Professor Finch, working with PhD student Emma Reid, provided Peacock Salt with a market/business viability report that provided in-depth analysis of the market for a sea salt produced at a facility in Scotland, including developing business scenarios in order to assess product positioning, price and current competitors in the market place.

A KTP to investigate a Scottish salt production facility took place in 2011.

Follow On activity

Following this successful project, Peacock Salt got back in touch with Interface to seek an academic partner to develop chemical brine which would allow them to extend their current offering of liquid de-icer.

This required the development of an additive that lowers the freezing point of the brine, and therefore the working temperature of the de-icer, without having any detrimental impact on the handling of the material. The additive would also enhance the salt or brine’s ability to adhere to the surface it has been applied to, offering a longer residual effect whilst not impairing the de-icing capabilities.
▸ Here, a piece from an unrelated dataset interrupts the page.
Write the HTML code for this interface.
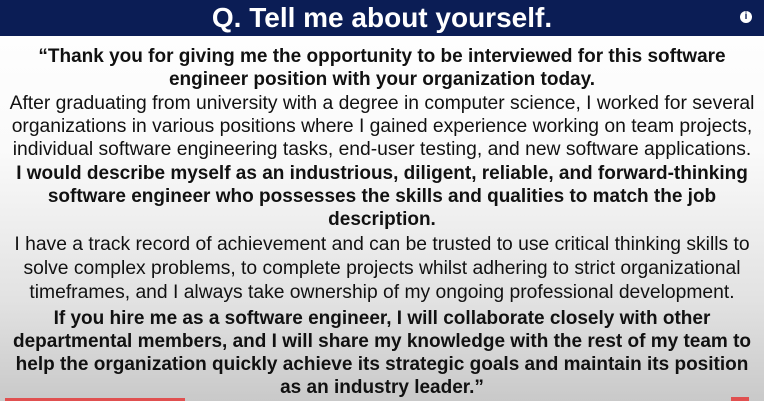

Interface successfully matched Peacock with Dr Mohammed Yaseen and Professor Andrew Hursthouse from the University of the West of Scotland to lead on this project. The team investigated the additives that can be applied to de-icers and examined performance improvements such as freeze-point suppression, reduced environmental impact and increased residual effect.

As a result, this would deliver an enhanced product offering for the business in the relatively innovation-free winter maintenance market. It will also have a positive impact on the business operating in the UK and potentially open up new market opportunities further field.

In addition, Peacock Salt is currently working on another collaboration project facilitated by Interface. 

As a key supplier of de-icing salt and winter equipment to local authorities, businesses and private individuals, Peacock Salt were keen to tackle another industry challenge. During winter, de-icer salt is spread on the roads every day when the weather conditions dictate, mostly when the temperature is predicted to be below a certain level. When spreading for multiple days no account is taken as to how much de-icer salt is left on the road.

The company was keen to develop an innovative method to measure the amount of di-icer salt on the road as the vehicle moves along, so it can be determined whether any more de-icer salt is required. Additionally, they wanted to develop a method of reporting this information back to the vehicle driver/equipment to enable them to alter the spread rate of de-icer.

Interface successfully matched Peacock Salt with Professor David Flynn from Heriot-Watt University, School of Engineering & Physical Sciences, to draw on his experience in research and knowledge exchange and guide the project. The project is funded by the Scottish Funding Council Follow-On Voucher, administered by Interface.